In a prior blog post I described writing the title song for Cassock: Myghin’s Song, a story-driven game that blends British Isle folklore with Lovecraftian horror. Drawing from Irish folk music tradition, the song comes in both English and Irish Gaelic versions, each tweaked to match the rhythms of its respective language.
Writing lyrics in an exotic language may have artistic merit, but finding a vocalist capable of performing bilingually is another challenge altogether. The producer and I reviewed a number of candidates, but agreed that the perfect choice was London-based recording artist Eurielle. Eurielle has an evocative vocal tone that can range from intimate to ethereal; you can hear her on a number of film and TV productions, including the Downtown Abbey soundtrack album. And importantly for our purposes, she had experience singing in Irish!
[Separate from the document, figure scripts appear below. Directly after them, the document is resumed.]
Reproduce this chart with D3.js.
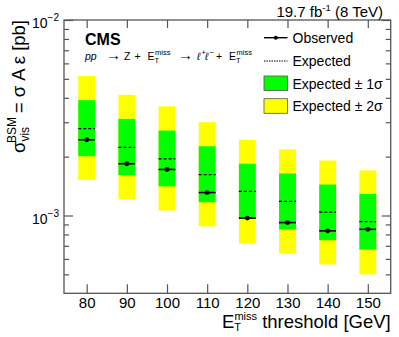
<html>
<head>
<script src="https://d3js.org/d3.v7.min.js"></script>
</head>
<style>
	body {
		margin: 0;
		background-color: white;
		font-family: "Liberation Sans", Arial, sans-serif;
	}
	svg {
		display: block;
	}
</style>
<body>
<script>
	var width = 399;
	var height = 337;

	// signal thresholds and limits
	var thresholds = [80, 90, 100, 110, 120, 130, 140, 150];
	var observed = [2.44e-3, 1.84e-3, 1.72e-3, 1.31e-3, 9.7e-4, 9.2e-4, 8.35e-4, 8.5e-4];
	var expected = [2.78e-3, 2.23e-3, 1.95e-3, 1.62e-3, 1.33e-3, 1.18e-3, 1.04e-3, 9.3e-4];
	var exp1Lo = [2.01e-3, 1.61e-3, 1.41e-3, 1.17e-3, 9.6e-4, 8.5e-4, 7.47e-4, 6.7e-4];
	var exp1Hi = [3.89e-3, 3.12e-3, 2.72e-3, 2.26e-3, 1.84e-3, 1.64e-3, 1.44e-3, 1.29e-3];
	var exp2Lo = [1.52e-3, 1.21e-3, 1.06e-3, 8.8e-4, 7.2e-4, 6.4e-4, 5.62e-4, 5.0e-4];
	var exp2Hi = [5.18e-3, 4.14e-3, 3.62e-3, 3.0e-3, 2.44e-3, 2.18e-3, 1.91e-3, 1.70e-3];
	var yTicksMinor = [5e-4, 6e-4, 7e-4, 8e-4, 9e-4, 2e-3, 3e-3, 4e-3, 5e-3, 6e-3, 7e-3, 8e-3, 9e-3];
	var yTicksMajor = [1e-3, 1e-2];
	var yTickLabels = ["\u22123", "\u22122"];
	var legendLabels = ["Observed", "Expected", "Expected \u00b1 1\u03c3", "Expected \u00b1 2\u03c3"];

	// frame edges (note: "top" clashes with window.top)
	var fLeft = 64, fRight = 390.7, fTop = 20, fBottom = 293.3;
	var halfW = 2.1;
	var frameColor = "#555";

	var x = d3.scaleLinear().domain([74.35, 155.7]).range([fLeft, fRight]);
	var y = d3.scaleLog().domain([4e-4, 1e-2]).range([fBottom, fTop]);

	var svg = d3.select("body")
		.append("svg")
		.attr("width", width)
		.attr("height", height);

	var rows = thresholds.map(function(t, i) {
		return {t: t, obs: observed[i], exp: expected[i], lo1: exp1Lo[i], hi1: exp1Hi[i], lo2: exp2Lo[i], hi2: exp2Hi[i]};
	});

	// 2 sigma bands
	svg.selectAll("rect.band2")
		.data(rows)
		.enter()
		.append("rect")
		.attr("class", "band2")
		.attr("x", function(d) { return x(d.t - halfW); })
		.attr("width", function(d) { return x(d.t + halfW) - x(d.t - halfW); })
		.attr("y", function(d) { return y(d.hi2); })
		.attr("height", function(d) { return y(d.lo2) - y(d.hi2); })
		.attr("fill", "#ffff00");

	// 1 sigma bands
	svg.selectAll("rect.band1")
		.data(rows)
		.enter()
		.append("rect")
		.attr("class", "band1")
		.attr("x", function(d) { return x(d.t - halfW); })
		.attr("width", function(d) { return x(d.t + halfW) - x(d.t - halfW); })
		.attr("y", function(d) { return y(d.hi1); })
		.attr("height", function(d) { return y(d.lo1) - y(d.hi1); })
		.attr("fill", "#00ff00");

	// expected
	svg.selectAll("line.exp")
		.data(rows)
		.enter()
		.append("line")
		.attr("class", "exp")
		.attr("x1", function(d) { return x(d.t - halfW); })
		.attr("x2", function(d) { return x(d.t + halfW); })
		.attr("y1", function(d) { return y(d.exp); })
		.attr("y2", function(d) { return y(d.exp); })
		.attr("stroke", "black")
		.attr("stroke-width", 1.3)
		.attr("stroke-dasharray", "3,2");

	// observed
	svg.selectAll("line.obs")
		.data(rows)
		.enter()
		.append("line")
		.attr("class", "obs")
		.attr("x1", function(d) { return x(d.t - halfW); })
		.attr("x2", function(d) { return x(d.t + halfW); })
		.attr("y1", function(d) { return y(d.obs); })
		.attr("y2", function(d) { return y(d.obs); })
		.attr("stroke", "black")
		.attr("stroke-width", 1.6);

	svg.selectAll("circle.obs")
		.data(rows)
		.enter()
		.append("circle")
		.attr("class", "obs")
		.attr("cx", function(d) { return x(d.t); })
		.attr("cy", function(d) { return y(d.obs); })
		.attr("r", 2.4)
		.attr("fill", "black");

	// axes
	var allY = yTicksMinor.concat(yTicksMajor);
	function tickLen(d) { return yTicksMajor.indexOf(d) >= 0 ? 9 : 5; }

	var gx = svg.append("g")
		.attr("transform", "translate(0," + fBottom + ")")
		.call(d3.axisBottom(x).tickValues(thresholds).tickSizeInner(-9).tickSizeOuter(0).tickPadding(4));
	gx.selectAll("text").attr("font-size", "15px").attr("font-family", "Liberation Sans, Arial, sans-serif").attr("fill", "black");

	var gxt = svg.append("g")
		.attr("transform", "translate(0," + fTop + ")")
		.call(d3.axisTop(x).tickValues(thresholds).tickSizeInner(-8).tickSizeOuter(0).tickFormat(""));

	var gy = svg.append("g")
		.attr("transform", "translate(" + fLeft + ",0)")
		.call(d3.axisLeft(y).tickValues(allY).tickSizeOuter(0).tickFormat(""));
	gy.selectAll(".tick line").attr("x2", function(d) { return tickLen(d); });

	var gyr = svg.append("g")
		.attr("transform", "translate(" + fRight + ",0)")
		.call(d3.axisRight(y).tickValues(allY).tickSizeOuter(0).tickFormat(""));
	gyr.selectAll(".tick line").attr("x2", function(d) { return -tickLen(d); });

	svg.selectAll(".domain").remove();
	svg.selectAll(".tick line").attr("stroke", frameColor).attr("stroke-width", 1.2);

	svg.append("rect")
		.attr("x", fLeft)
		.attr("y", fTop)
		.attr("width", fRight - fLeft)
		.attr("height", fBottom - fTop)
		.attr("fill", "none")
		.attr("stroke", frameColor)
		.attr("stroke-width", 1.3);

	// y tick labels 10^-3, 10^-2
	yTicksMajor.forEach(function(v, i) {
		var t = svg.append("text")
			.attr("x", 59)
			.attr("y", y(v) + 8)
			.attr("text-anchor", "end")
			.attr("font-size", "14px");
		t.append("tspan").text("10");
		t.append("tspan").attr("font-size", "10px").attr("dy", -7).text(yTickLabels[i]);
	});

	// x title
	var xt = svg.append("text")
		.attr("x", fRight)
		.attr("y", 327.5)
		.attr("text-anchor", "end")
		.attr("font-size", "18.5px");
	xt.append("tspan").text("E");
	xt.append("tspan").attr("font-size", "11px").attr("dy", 3).text("T");
	xt.append("tspan").attr("font-size", "11px").attr("dx", -6.7).attr("dy", -11).text("miss");
	xt.append("tspan").attr("dy", 8).text(" threshold [GeV]");

	// y title
	var yg = svg.append("g").attr("transform", "translate(25,153) rotate(-90)");
	var yt = yg.append("text").attr("x", 0).attr("y", 0).attr("font-size", "18.5px");
	yt.append("tspan").text("\u03c3");
	yt.append("tspan").attr("font-size", "12px").attr("dy", 4).text("vis");
	yt.append("tspan").attr("font-size", "12px").attr("dx", -16).attr("dy", -13).text("BSM");
	yg.append("text")
		.attr("x", 133)
		.attr("y", 0)
		.attr("text-anchor", "end")
		.attr("font-size", "18.5px")
		.text(" = \u03c3 A \u03b5 [pb]");

	// lumi label
	var lumi = svg.append("text")
		.attr("x", 383)
		.attr("y", 16.5)
		.attr("text-anchor", "end")
		.attr("font-size", "15px");
	lumi.append("tspan").text("19.7 fb");
	lumi.append("tspan").attr("font-size", "9.5px").attr("dy", -5.5).text("-1");
	lumi.append("tspan").attr("dy", 5.5).text(" (8 TeV)");

	// CMS + process
	svg.append("text")
		.attr("x", 85)
		.attr("y", 44.5)
		.attr("font-size", "16px")
		.attr("font-weight", "bold")
		.text("CMS");

	var proc = svg.append("g").attr("font-size", "10.5px");
	function emiss(px) {
		proc.append("text").attr("x", px).attr("y", 60).text("E");
		proc.append("text").attr("x", px + 7).attr("y", 63).attr("font-size", "7.5px").text("T");
		proc.append("text").attr("x", px + 7.5).attr("y", 55).attr("font-size", "7.5px").text("miss");
	}
	proc.append("text").attr("x", 85).attr("y", 60).attr("font-style", "italic").text("pp");
	proc.append("text").attr("x", 106).attr("y", 60).attr("font-size", "15px").text("\u2192");
	proc.append("text").attr("x", 124).attr("y", 60).text("Z");
	proc.append("text").attr("x", 134.5).attr("y", 60).text("+");
	emiss(147.5);
	proc.append("text").attr("x", 178).attr("y", 60).attr("font-size", "15px").text("\u2192");
	proc.append("text").attr("x", 197).attr("y", 60).attr("font-style", "italic").text("\u2113");
	proc.append("text").attr("x", 201.5).attr("y", 55).attr("font-size", "7.5px").text("+");
	proc.append("text").attr("x", 205).attr("y", 60).attr("font-style", "italic").text("\u2113");
	proc.append("text").attr("x", 209.5).attr("y", 55).attr("font-size", "7.5px").text("\u2212");
	proc.append("text").attr("x", 216).attr("y", 60).text("+");
	emiss(229);

	// legend
	var lgX = 264, lgW = 23.5;
	var lgY = [37.7, 61, 83.3, 106];
	var leg = svg.append("g");
	leg.append("line").attr("x1", lgX).attr("x2", lgX + lgW).attr("y1", lgY[0]).attr("y2", lgY[0])
		.attr("stroke", "black").attr("stroke-width", 1.4);
	leg.append("circle").attr("cx", lgX + lgW / 2).attr("cy", lgY[0]).attr("r", 2).attr("fill", "black");
	leg.append("line").attr("x1", lgX).attr("x2", lgX + lgW).attr("y1", lgY[1]).attr("y2", lgY[1])
		.attr("stroke", "black").attr("stroke-width", 1).attr("stroke-dasharray", "1.5,1");
	leg.append("rect").attr("x", lgX).attr("y", lgY[2] - 7.3).attr("width", lgW).attr("height", 14.6)
		.attr("fill", "#00ff00").attr("stroke", "#555").attr("stroke-width", 0.8);
	leg.append("rect").attr("x", lgX).attr("y", lgY[3] - 7.3).attr("width", lgW).attr("height", 14.6)
		.attr("fill", "#ffff00").attr("stroke", "#555").attr("stroke-width", 0.8);
	leg.selectAll("text.lg")
		.data(legendLabels)
		.enter()
		.append("text")
		.attr("class", "lg")
		.attr("x", 292.5)
		.attr("y", function(d, i) { return lgY[i] + 5.2; })
		.attr("font-size", "14px")
		.text(function(d) { return d; });
</script>
</body>
</html>
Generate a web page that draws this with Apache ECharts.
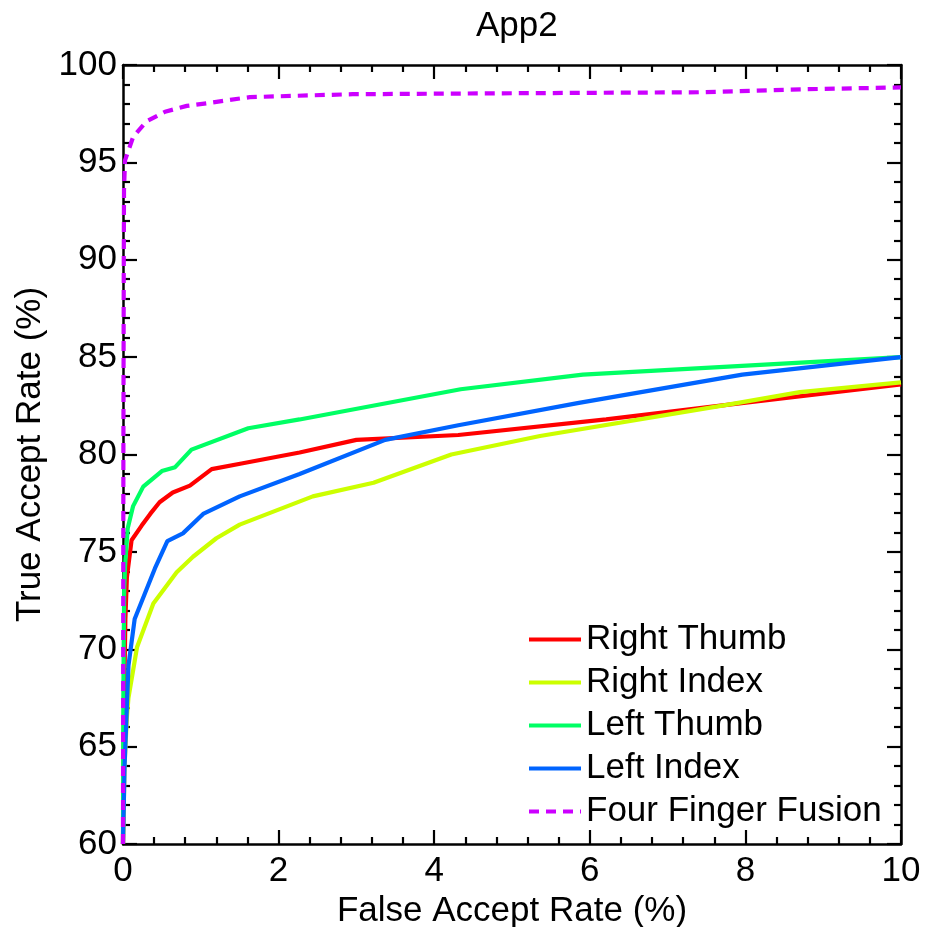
<!DOCTYPE html>
<html>
<head>
<meta charset="utf-8">
<script src="https://cdn.jsdelivr.net/npm/echarts@6/dist/echarts.min.js"></script>
<style>
html,body{margin:0;padding:0;background:#fff;}
#chart{width:933px;height:927px;}
</style>
</head>
<body>
<div id="chart"></div>
<script>
const seriesNames = ['Right Thumb', 'Right Index', 'Left Thumb', 'Left Index', 'Four Finger Fusion'];
const xTicks = [0, 2, 4, 6, 8, 10];
const yTicks = [60, 65, 70, 75, 80, 85, 90, 95, 100];

const rightThumb = [[0,60],[0.01,66],[0.03,71.5],[0.05,73.7],[0.11,75.6],[0.24,76.35],[0.35,76.95],[0.47,77.55],[0.64,78.05],[0.86,78.4],[1.14,79.25],[1.54,79.55],[2.27,80.1],[3.0,80.75],[4.31,81.0],[6.21,81.8],[7.76,82.55],[10,83.6]];
const rightIndex = [[0,60],[0.02,64],[0.05,66.5],[0.07,67.5],[0.18,70.1],[0.39,72.35],[0.69,73.95],[0.9,74.75],[1.2,75.7],[1.5,76.4],[2.44,77.85],[3.22,78.55],[4.22,80.0],[5.36,80.95],[7.76,82.55],[8.7,83.2],[10,83.7]];
const leftThumb = [[0,60],[0.005,68],[0.015,73],[0.026,74.25],[0.06,76.2],[0.13,77.35],[0.26,78.35],[0.5,79.15],[0.67,79.35],[0.88,80.25],[1.61,81.35],[2.27,81.8],[4.34,83.35],[5.91,84.1],[10,85.0]];
const leftIndex = [[0,60],[0.02,64],[0.07,69.15],[0.15,71.55],[0.28,72.85],[0.41,74.15],[0.57,75.55],[0.77,75.95],[1.03,76.95],[1.5,77.85],[2.27,79.0],[3.37,80.75],[4.31,81.5],[5.86,82.65],[7.96,84.1],[10,85.0]];
const fourFinger = [[0,60],[0.005,80],[0.01,90],[0.013,93.6],[0.026,95.1],[0.13,96.3],[0.3,97.1],[0.54,97.6],[0.82,97.9],[1.12,98.06],[1.63,98.35],[2.4,98.44],[2.95,98.5],[5,98.55],[7.4,98.6],[8.72,98.75],[10,98.85]];

const colors = ['#ff0000', '#ccff00', '#00ff64', '#0064ff', '#cc00ff'];
const allData = [rightThumb, rightIndex, leftThumb, leftIndex, fourFinger];

const FONT = '"Liberation Sans", Arial, Helvetica, sans-serif';
const FS = 35;
const chart = echarts.init(document.getElementById('chart'), null, {renderer: 'canvas'});

function axisCommon(extra) {
  return Object.assign({
    axisLine: {show: true, onZero: false, lineStyle: {color: '#000', width: 2.5}},
    axisTick: {show: true, inside: true, length: 14, lineStyle: {color: '#000', width: 2.2}},
    minorTick: {show: true, splitNumber: 5, length: 7, lineStyle: {color: '#000', width: 2.2}},
    splitLine: {show: false},
    minorSplitLine: {show: false}
  }, extra);
}

const option = {
  animation: false,
  backgroundColor: '#fff',
  title: {
    text: 'App2', left: 471, top: 4,
    textStyle: {fontFamily: FONT, fontSize: FS, fontWeight: 'normal', color: '#000'}
  },
  grid: {left: 123, right: 32, top: 65, bottom: 83, containLabel: false, outerBoundsMode: 'none'},
  legend: {
    orient: 'vertical', left: 527, top: 622, padding: 0,
    itemWidth: 52, itemHeight: 14, itemGap: 8,
    itemStyle: {opacity: 0},
    lineStyle: {width: 4},
    textStyle: {fontFamily: FONT, fontSize: FS, lineHeight: 35, color: '#000'},
    data: seriesNames
  },
  xAxis: [
    axisCommon({
      type: 'value', min: xTicks[0], max: xTicks[xTicks.length - 1], interval: 2, position: 'bottom',
      name: 'False Accept Rate (%)', nameLocation: 'middle', nameGap: 40,
      nameTextStyle: {fontFamily: FONT, fontSize: FS, color: '#000'},
      axisLabel: {show: true, margin: 10, fontFamily: FONT, fontSize: FS, color: '#000'}
    }),
    axisCommon({
      type: 'value', min: xTicks[0], max: xTicks[xTicks.length - 1], interval: 2, position: 'top',
      axisLabel: {show: false}
    })
  ],
  yAxis: [
    axisCommon({
      type: 'value', min: yTicks[0], max: yTicks[yTicks.length - 1], interval: 5, position: 'left',
      name: 'True Accept Rate (%)', nameLocation: 'middle', nameGap: 75,
      nameTextStyle: {fontFamily: FONT, fontSize: FS, color: '#000'},
      axisLabel: {show: true, margin: 6, fontFamily: FONT, fontSize: FS, color: '#000'}
    }),
    axisCommon({
      type: 'value', min: yTicks[0], max: yTicks[yTicks.length - 1], interval: 5, position: 'right',
      axisLabel: {show: false}
    })
  ],
  series: seriesNames.map((name, i) => ({
    name: name,
    type: 'line',
    xAxisIndex: 0,
    yAxisIndex: 0,
    data: allData[i],
    showSymbol: false,
    symbol: 'none',
    smooth: false,
    color: colors[i],
    lineStyle: {color: colors[i], width: 4.2, type: i === 4 ? [10, 7] : 'solid'},
    itemStyle: {color: colors[i]},
    z: 2 + i
  }))
};
chart.setOption(option);
</script>
</body>
</html>
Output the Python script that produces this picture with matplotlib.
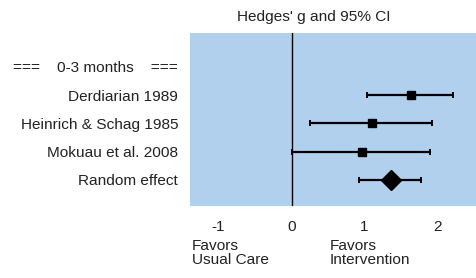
import matplotlib.pyplot as plt

plt.rcParams['font.family'] = ['Liberation Sans', 'DejaVu Sans']
plt.rcParams['text.color'] = '#222222'
plt.rcParams['xtick.labelcolor'] = '#222222'
plt.rcParams['ytick.labelcolor'] = '#222222'

# study rows (top to bottom)
studies = ['Derdiarian 1989', 'Heinrich & Schag 1985', 'Mokuau et al. 2008']
g = [1.63, 1.10, 0.96]
lower = [1.04, 0.26, 0.01]
upper = [2.21, 1.92, 1.90]

# pooled estimate
pooled_label = 'Random effect'
pooled_g = 1.36
pooled_lower = 0.93
pooled_upper = 1.78

header = '===    0-3 months    ==='
xticks = [-1, 0, 1, 2]

fs = 11.1

fig = plt.figure(figsize=(4.77, 2.78), dpi=100)
ax = fig.add_axes([190 / 477, 1 - 206 / 278, 287 / 477, 173 / 278])
ax.set_facecolor('#B0D0EE')

ys = list(range(1, len(studies) + 1))
for y, m, lo, hi in zip(ys, g, lower, upper):
    ax.errorbar(m, y, xerr=[[m - lo], [hi - m]], fmt='s', color='black',
                markersize=6, elinewidth=1.6, capsize=2.5, capthick=1.4)

yp = len(studies) + 1
ax.errorbar(pooled_g, yp, xerr=[[pooled_g - pooled_lower], [pooled_upper - pooled_g]],
            fmt='D', color='black', markersize=10, elinewidth=1.6,
            capsize=2.5, capthick=1.4)

ax.axvline(0, color='black', lw=1)

ax.set_xlim(-1.39, 2.54)
ax.set_ylim(4.92, -1.19)
ax.set_xticks(xticks)
ax.set_xticklabels([str(t) for t in xticks], fontsize=fs)
ax.tick_params(axis='x', length=3, color='white', pad=7)
ax.set_yticks([0] + ys + [yp])
ax.set_yticklabels([header] + studies + [pooled_label], fontsize=fs)
ax.tick_params(axis='y', length=0, pad=8.5)
for s in ax.spines.values():
    s.set_visible(False)

fig.text(314 / 477, 1 - 17 / 278, "Hedges' g and 95% CI", ha='center', va='center', fontsize=fs)
fig.text(192 / 477, 1 - 253 / 278, 'Favors\nUsual Care', ha='left', va='center',
         fontsize=fs, linespacing=0.95)
fig.text(330 / 477, 1 - 253 / 278, 'Favors\nIntervention', ha='left', va='center',
         fontsize=fs, linespacing=0.95)

fig.savefig('out.png', dpi=100)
Armed with the vocal score and Éamonn’s translation, Eurielle not only gave us a hauntingly beautiful performance in English, but added smoothness and euphony to the complex, crunchy syllables of the Irish lyrics.
Next came the instrumental tracks. My arrangement originally called for two celli, but given the song’s desolate tone I decided to substitute bass viol, also known as the viola de gamba. You can think of the bass viol as a Baroque precursor to the modern cello; in contrast, it has a thinner and almost medieval sound. Viol players are rare find, but as Los Angeles boasts every conceivable musical specialist, my search was thankfully brief. Jim Garafolo, primarily a studio bass player, brought in his viol and provided us with both expressive accompaniment and solo tracks.
Finally came drums and percussion. I had written some rhythm parts, but wanted to leave room for interpretation and choice of instrumentation. I got in touch with MB Gordy, a specialist in ethnic and exotic percussion. (If you watch any film or television, you’ve heard him play.) We tracked a number of different noisemakers, from frame drum to bass djun djun to the more authentically Irish bodhran. We also recorded some colorful instruments at MB’s suggestion: metal tines, handfuls of shakers, detached timpani heads, and metal rub rods. It’s not yet decided which of these sounds will emerge in the song’s final arrangement, but suffice to say that I feel like a kid in a candy store.
The Beautiful Dream is still in its editing and mixing phase, but I’ll be excited to share the results as soon as it’s done!